It limits Christian hope to the faithful and separates them from those in the
world "who have no hope." By contrast, Gaudium et Spes begins with the church's
deep solidarity with "the entire human family." This solidarity is
described as follows: "The joy and hope, the grief and anguish of the men
of our time, especially those who are poor or afflicted in any way, are the joy
and hope, the grief and anguish of the followers of Christ. Nothing that is
genuinely human fails to find an echo in their hearts." The Vatican II document
addresses and responds to the concerns of today's world: human dignity and
human rights as well as peace and the development of an international
community. None of these
concerns is discussed in Benedict's encyclical, which begins neither with the
solidarity of Christians with all people nor with the universal "God of
hope." Rather, it subjectively and ecclesially begins with "us":
"in hope we are saved." We and not the others; the church and not the
world. This is a stark distinction indeed between the believing and the
unbelieving or otherwise-believing: we have hope--the others have no hope. "Faith is
hope" is the first heading following the introduction and is the
encyclical's primary expression of confidence. What is meant, however, is
actually the reverse. "Hope is synonymous with faith." With this
formulation, the distinctive character of Christian hope fails away. The
encyclical could also have been called "Through Faith We Are Saved."
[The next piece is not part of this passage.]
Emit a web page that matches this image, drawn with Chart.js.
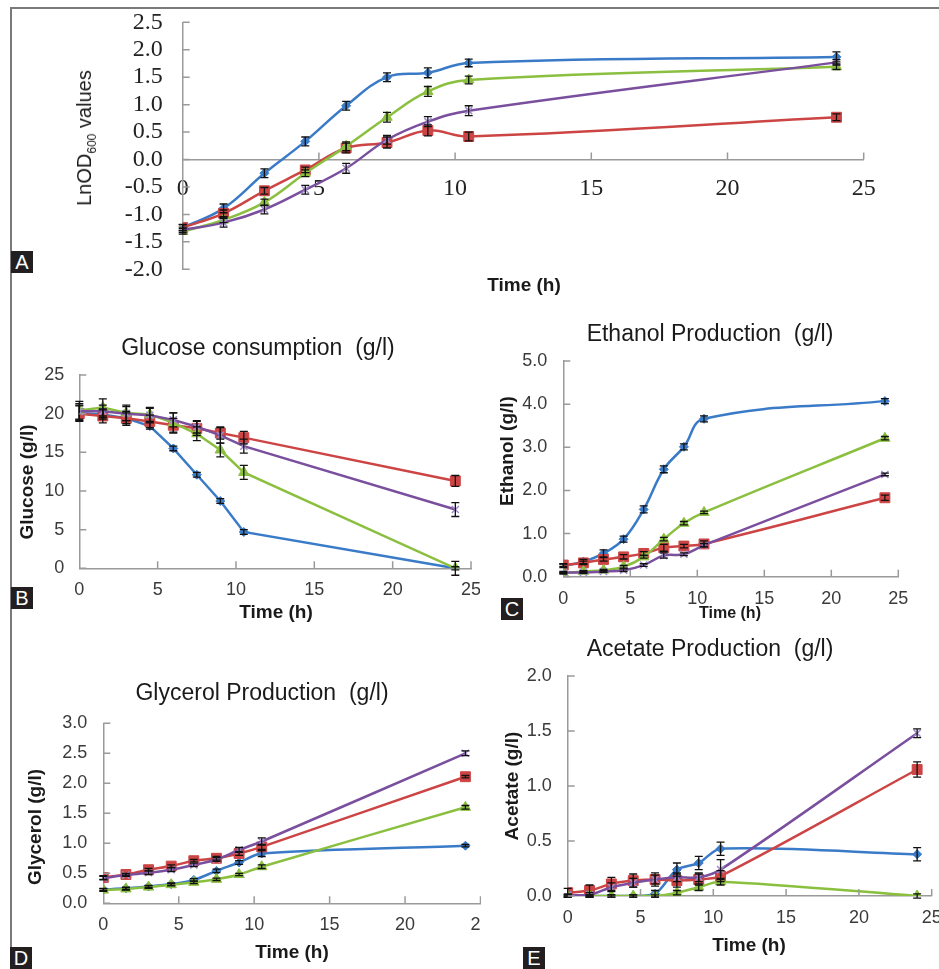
<!DOCTYPE html>
<html>
<head>
<meta charset="utf-8">
<script src="https://cdn.jsdelivr.net/npm/chart.js@4.4.0/dist/chart.umd.min.js"></script>
<style>
body { margin: 0; background: #fff; }
#fig { position: relative; width: 939px; height: 969px; overflow: hidden; font-family: Arial, "Liberation Sans", sans-serif; color: #1a1a1a; }
.wrap { position: absolute; overflow: hidden; }
.wrap canvas { position: absolute; left: 0; top: 0; }
.lbl { position: absolute; width: 22px; height: 22px; background: #231f20; color: #fff; font-size: 20px; line-height: 22px; text-align: center; z-index: 3; }
.title, .xt, .yt { position: absolute; white-space: pre; z-index: 2; }
.title { font-size: 23px; transform: translate(-50%, -50%); }
.xt { font-size: 19px; font-weight: bold; transform: translate(-50%, -50%); }
.yt { font-size: 19px; font-weight: bold; transform: translate(-50%, -50%) rotate(-90deg); }
.frameTop { position: absolute; left: 10px; top: 7px; width: 929px; height: 2px; background: #7a7a7a; }
.frameLeft { position: absolute; left: 10px; top: 7px; width: 2px; height: 942px; background: #7a7a7a; }
</style>
</head>
<body>
<div id="fig">
  <div class="frameTop"></div>
  <div class="frameLeft"></div>

  <div class="wrap" style="left:90px;top:-20px;width:820px;height:320px"><canvas id="chartA" width="820" height="320"></canvas></div>
  <div class="wrap" style="left:0;top:330px;width:480px;height:290px"><canvas id="chartB" width="500" height="290"></canvas></div>
  <div class="wrap" style="left:490px;top:320px;width:449px;height:310px"><canvas id="chartC" width="449" height="310"></canvas></div>
  <div class="wrap" style="left:0;top:680px;width:481px;height:289px"><canvas id="chartD" width="500" height="289"></canvas></div>
  <div class="wrap" style="left:490px;top:640px;width:449px;height:329px"><canvas id="chartE" width="470" height="329"></canvas></div>

  <div class="yt" style="left:86px;top:138px;font-size:20px;font-weight:normal">LnOD<sub style="font-size:12px">600</sub> values</div>
  <div class="xt" style="left:524px;top:285px">Time (h)</div>

  <div class="title" style="left:258px;top:347px">Glucose consumption  (g/l)</div>
  <div class="yt" style="left:27px;top:482px">Glucose (g/l)</div>
  <div class="xt" style="left:276px;top:612px">Time (h)</div>

  <div class="title" style="left:710px;top:333px">Ethanol Production  (g/l)</div>
  <div class="yt" style="left:507px;top:451px">Ethanol (g/l)</div>
  <div class="xt" style="left:730px;top:613px;font-size:16px">Time (h)</div>

  <div class="title" style="left:262px;top:692px">Glycerol Production  (g/l)</div>
  <div class="yt" style="left:35px;top:827px">Glycerol (g/l)</div>
  <div class="xt" style="left:292px;top:952px">Time (h)</div>

  <div class="title" style="left:710px;top:648px">Acetate Production  (g/l)</div>
  <div class="yt" style="left:512px;top:786px">Acetate (g/l)</div>
  <div class="xt" style="left:749px;top:945px">Time (h)</div>

  <div class="lbl" style="left:11px;top:251px">A</div>
  <div class="lbl" style="left:11px;top:587px">B</div>
  <div class="lbl" style="left:501px;top:598px">C</div>
  <div class="lbl" style="left:10px;top:947px">D</div>
  <div class="lbl" style="left:523px;top:947px">E</div>
</div>

<script>
// sampling times (h), shared by every panel
const hours = [0, 1.5, 3, 4.5, 6, 7.5, 9, 10.5, 24];
const timeTicks = [0, 5, 10, 15, 20, 25];

// A - LnOD600
const odTicks = [-2.0, -1.5, -1.0, -0.5, 0.0, 0.5, 1.0, 1.5, 2.0, 2.5];
const odBlue = [-1.24, -0.89, -0.25, 0.33, 0.98, 1.50, 1.58, 1.76, 1.87];
const odRed = [-1.24, -0.98, -0.57, -0.19, 0.21, 0.31, 0.53, 0.42, 0.77];
const odGreen = [-1.31, -1.10, -0.78, -0.25, 0.24, 0.77, 1.24, 1.45, 1.69];
const odPurple = [-1.28, -1.15, -0.91, -0.55, -0.16, 0.36, 0.69, 0.89, 1.77];
const odBlueErr = [0.06, 0.08, 0.08, 0.08, 0.08, 0.08, 0.09, 0.07, 0.09];
const odRedErr = [0.05, 0.06, 0.06, 0.05, 0.09, 0.10, 0.10, 0.08, 0.06];
const odGreenErr = [0.05, 0.05, 0.06, 0.06, 0.08, 0.09, 0.09, 0.07, 0.05];
const odPurpleErr = [0.05, 0.08, 0.08, 0.08, 0.09, 0.08, 0.09, 0.09, 0.05];

// B - glucose (g/l)
const glucoseTicks = [0, 5, 10, 15, 20, 25];
const glcBlue = [20.1, 19.9, 19.4, 18.4, 15.5, 12.1, 8.7, 4.7, 0.0];
const glcRed = [20.0, 19.7, 19.4, 19.0, 18.5, 18.1, 17.5, 16.9, 11.3];
const glcGreen = [20.4, 20.8, 20.1, 19.9, 18.8, 17.4, 15.3, 12.4, 0.0];
const glcPurple = [20.3, 20.3, 20.0, 19.8, 19.2, 18.3, 17.2, 15.8, 7.6];
const glcBlueErr = [1.0, 0.6, 0.7, 0.4, 0.3, 0.3, 0.3, 0.3, 0.2];
const glcRedErr = [1.0, 0.9, 0.9, 0.8, 0.9, 0.9, 0.8, 0.8, 0.7];
const glcGreenErr = [1.2, 1.1, 1.0, 0.9, 1.3, 0.9, 0.9, 0.9, 0.9];
const glcPurpleErr = [1.0, 0.8, 0.9, 0.9, 0.9, 0.8, 1.0, 0.9, 0.9];

// C - ethanol (g/l)
const ethanolTicks = [0, 1, 2, 3, 4, 5];
const etBlue = [0.25, 0.35, 0.54, 0.87, 1.56, 2.49, 3.01, 3.66, 4.07];
const etRed = [0.27, 0.32, 0.40, 0.46, 0.54, 0.67, 0.71, 0.76, 1.83];
const etGreen = [0.08, 0.12, 0.15, 0.23, 0.46, 0.87, 1.24, 1.49, 3.21];
const etPurple = [0.10, 0.10, 0.12, 0.15, 0.27, 0.49, 0.52, 0.73, 2.37];
const etBlueErr = [0.04, 0.05, 0.08, 0.07, 0.08, 0.08, 0.07, 0.07, 0.06];
const etRedErr = [0.03, 0.04, 0.04, 0.05, 0.04, 0.08, 0.04, 0.07, 0.06];
const etGreenErr = [0.02, 0.02, 0.02, 0.03, 0.03, 0.04, 0.04, 0.03, 0.04];
const etPurpleErr = [0.02, 0.02, 0.02, 0.03, 0.03, 0.06, 0.03, 0.04, 0.03];

// D - glycerol (g/l)
const glycerolTicks = [0, 0.5, 1.0, 1.5, 2.0, 2.5, 3.0];
const gyBlue = [0.23, 0.25, 0.28, 0.32, 0.39, 0.54, 0.68, 0.83, 0.96];
const gyRed = [0.43, 0.48, 0.56, 0.62, 0.71, 0.75, 0.83, 0.94, 2.11];
const gyGreen = [0.22, 0.24, 0.27, 0.31, 0.35, 0.40, 0.48, 0.61, 1.60];
const gyPurple = [0.42, 0.47, 0.51, 0.56, 0.64, 0.73, 0.89, 1.03, 2.50];
const gyBlueErr = [0.02, 0.02, 0.02, 0.02, 0.02, 0.03, 0.03, 0.05, 0.02];
const gyRedErr = [0.03, 0.02, 0.02, 0.02, 0.02, 0.03, 0.03, 0.04, 0.02];
const gyGreenErr = [0.02, 0.02, 0.02, 0.02, 0.02, 0.02, 0.02, 0.03, 0.03];
const gyPurpleErr = [0.03, 0.02, 0.03, 0.03, 0.03, 0.03, 0.04, 0.06, 0.04];

// E - acetate (g/l)
const acetateTicks = [0, 0.5, 1.0, 1.5, 2.0];
const acBlue = [0.00, 0.00, 0.00, 0.00, 0.02, 0.24, 0.30, 0.43, 0.38];
const acRed = [0.03, 0.05, 0.11, 0.14, 0.15, 0.14, 0.15, 0.18, 1.15];
const acGreen = [0.00, 0.00, 0.00, 0.00, 0.00, 0.03, 0.08, 0.13, 0.00];
const acPurple = [0.01, 0.01, 0.08, 0.12, 0.15, 0.17, 0.17, 0.24, 1.48];
const acBlueErr = [0.01, 0.01, 0.01, 0.01, 0.03, 0.06, 0.06, 0.06, 0.06];
const acRedErr = [0.04, 0.05, 0.06, 0.06, 0.06, 0.06, 0.05, 0.05, 0.07];
const acGreenErr = [0.01, 0.01, 0.01, 0.01, 0.01, 0.02, 0.03, 0.03, 0.02];
const acPurpleErr = [0.01, 0.02, 0.04, 0.04, 0.04, 0.04, 0.04, 0.09, 0.04];

const BLUE = '#3a7bc8', RED = '#cc4444', GREEN = '#8bbf3f', PURPLE = '#7a4f9e';

const errorBars = {
    id: 'errorBars',
    afterDatasetsDraw(chart) {
        const ctx = chart.ctx;
        const ys = chart.scales.y;
        ctx.save();
        ctx.strokeStyle = '#111';
        ctx.lineWidth = 1.3;
        chart.data.datasets.forEach((ds, i) => {
            const meta = chart.getDatasetMeta(i);
            meta.data.forEach((pt, j) => {
                const v = ds.data[j].y, e = ds.errors[j];
                const top = ys.getPixelForValue(v + e), bot = ys.getPixelForValue(v - e);
                ctx.beginPath();
                ctx.moveTo(pt.x, top); ctx.lineTo(pt.x, bot);
                ctx.moveTo(pt.x - 4, top); ctx.lineTo(pt.x + 4, top);
                ctx.moveTo(pt.x - 4, bot); ctx.lineTo(pt.x + 4, bot);
                ctx.stroke();
            });
        });
        ctx.restore();
    }
};

// excel style tick marks pointing into the plot
const innerTicks = {
    id: 'innerTicks',
    afterDraw(chart, args, opts) {
        const {ctx, scales: {x, y}} = chart;
        const base = y.getPixelForValue(opts.xAt);
        ctx.save();
        ctx.strokeStyle = '#9a9a9a';
        ctx.lineWidth = 1.5;
        ctx.beginPath();
        x.ticks.forEach(t => {
            if (t.value === 0) return;
            const px = x.getPixelForValue(t.value);
            ctx.moveTo(px, base); ctx.lineTo(px, base - 7);
        });
        y.ticks.forEach(t => {
            const py = y.getPixelForValue(t.value);
            ctx.moveTo(x.left, py); ctx.lineTo(x.left + 7, py);
        });
        ctx.stroke();
        ctx.restore();
    }
};

const series = (color, style, radius, vals, errs, tension) => ({
    data: vals.map((v, i) => ({x: hours[i], y: v})),
    errors: errs,
    showLine: true,
    borderColor: color,
    borderWidth: 2.5,
    tension: tension,
    pointStyle: style,
    pointRadius: radius,
    pointBackgroundColor: color,
    pointBorderColor: style === 'crossRot' ? '#a08ccc' : color,
    pointBorderWidth: style === 'crossRot' ? 1.5 : 1
});

const makePanel = (id, opt) => {
    const c = document.getElementById(id);
    const W = c.width, H = c.height;
    const a = opt.area;
    const tickFont = opt.tickFont;
    return new Chart(c, {
        type: 'scatter',
        data: {
            datasets: [
                Object.assign(series(PURPLE, 'crossRot', 5, opt.data[3], opt.err[3], opt.tension), {order: 0}),
                Object.assign(series(GREEN, 'triangle', 6, opt.data[2], opt.err[2], opt.tension), {order: 1}),
                Object.assign(series(RED, 'rect', 7, opt.data[1], opt.err[1], opt.tension), {order: 2}),
                Object.assign(series(BLUE, 'rectRot', 4.5, opt.data[0], opt.err[0], opt.tension), {order: 3})
            ]
        },
        options: {
            responsive: false,
            animation: false,
            layout: {padding: {left: 0, top: a.t, right: W - a.r, bottom: opt.xAt === null ? 0 : H - a.b}},
            plugins: {legend: {display: false}, tooltip: {enabled: false}, innerTicks: {xAt: opt.xAt === null ? opt.yTicks[0] : opt.xAt}},
            scales: {
                x: {
                    type: 'linear',
                    min: 0, max: 25,
                    position: opt.xAt === null ? 'bottom' : {y: opt.xAt},
                    afterBuildTicks: s => { s.ticks = timeTicks.map(v => ({value: v})); },
                    afterFit: s => { if (opt.xAt === null) s.height = H - a.b; },
                    grid: {display: false},
                    border: {display: true, color: '#9a9a9a', width: 1.5},
                    ticks: {font: tickFont, color: opt.tickColor, padding: opt.xPad, maxRotation: 0, autoSkip: false, callback: v => String(v)}
                },
                y: {
                    type: 'linear',
                    min: opt.yTicks[0], max: opt.yTicks[opt.yTicks.length - 1],
                    afterBuildTicks: s => { s.ticks = opt.yTicks.map(v => ({value: v})); },
                    afterFit: s => { s.width = a.l; },
                    grid: {display: false},
                    border: {display: true, color: '#9a9a9a', width: 1.5},
                    ticks: {font: tickFont, color: opt.tickColor, padding: opt.yPad, autoSkip: false, callback: v => v.toFixed(opt.dec)}
                }
            }
        },
        plugins: [errorBars, innerTicks]
    });
};

// chart areas are given relative to each canvas
makePanel('chartA', {
    area: {l: 92.7, r: 773.7, t: 42.3, b: 289.3},
    xAt: 0, yTicks: odTicks, dec: 1, tension: 0.4,
    tickFont: {family: 'Liberation Serif', size: 24}, tickColor: '#222',
    xPad: 7, yPad: 12,
    data: [odBlue, odRed, odGreen, odPurple],
    err: [odBlueErr, odRedErr, odGreenErr, odPurpleErr]
});
makePanel('chartB', {
    area: {l: 79.3, r: 471, t: 45, b: 238.3},
    xAt: null, yTicks: glucoseTicks, dec: 0, tension: 0,
    tickFont: {family: 'Arial', size: 18}, tickColor: '#3a3a3a',
    xPad: 3, yPad: 7,
    data: [glcBlue, glcRed, glcGreen, glcPurple],
    err: [glcBlueErr, glcRedErr, glcGreenErr, glcPurpleErr]
});
makePanel('chartC', {
    area: {l: 73.3, r: 408.3, t: 41, b: 256.7},
    xAt: null, yTicks: ethanolTicks, dec: 1, tension: 0.4,
    tickFont: {family: 'Arial', size: 18}, tickColor: '#3a3a3a',
    xPad: 4, yPad: 8,
    data: [etBlue, etRed, etGreen, etPurple],
    err: [etBlueErr, etRedErr, etGreenErr, etPurpleErr]
});
makePanel('chartD', {
    area: {l: 103.3, r: 480.5, t: 43.3, b: 223.3},
    xAt: null, yTicks: glycerolTicks, dec: 1, tension: 0.3,
    tickFont: {family: 'Arial', size: 18}, tickColor: '#3a3a3a',
    xPad: 3, yPad: 8,
    data: [gyBlue, gyRed, gyGreen, gyPurple],
    err: [gyBlueErr, gyRedErr, gyGreenErr, gyPurpleErr]
});
makePanel('chartE', {
    area: {l: 77.7, r: 441.7, t: 36, b: 256},
    xAt: null, yTicks: acetateTicks, dec: 1, tension: 0.3,
    tickFont: {family: 'Arial', size: 18}, tickColor: '#3a3a3a',
    xPad: 3, yPad: 8,
    data: [acBlue, acRed, acGreen, acPurple],
    err: [acBlueErr, acRedErr, acGreenErr, acPurpleErr]
});
</script>
</body>
</html>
One wonders why Paul and the entire theological tradition of faith and hope
have thus been altered. The encyclical
positions itself apologetically in response to modern complaints that Christian
hope is "individualistic" and in contrast calls it communal.
Salvation has always been seen as a "social reality." "While this
community-oriented vision of the 'blessed life' is certainly directed beyond
the present world, as such it also has to do with the building up of this
world." Yet the section ends with a warning: "Are we perhaps seeing
once again, in the light of current history, that no positive world order can
prosper where souls are overgrown?" What is lacking
in the papal writing? What is missing is the gospel of the kingdom of God, the
gospel that Jesus himself proclaimed. What is missing is the message of the
lordship of the risen Christ over the living and the dead and the entire cosmos
that we find in the apostle Paul. What is missing is the "resurrection of
the body and the life of the world to come" as it appears in the creeds.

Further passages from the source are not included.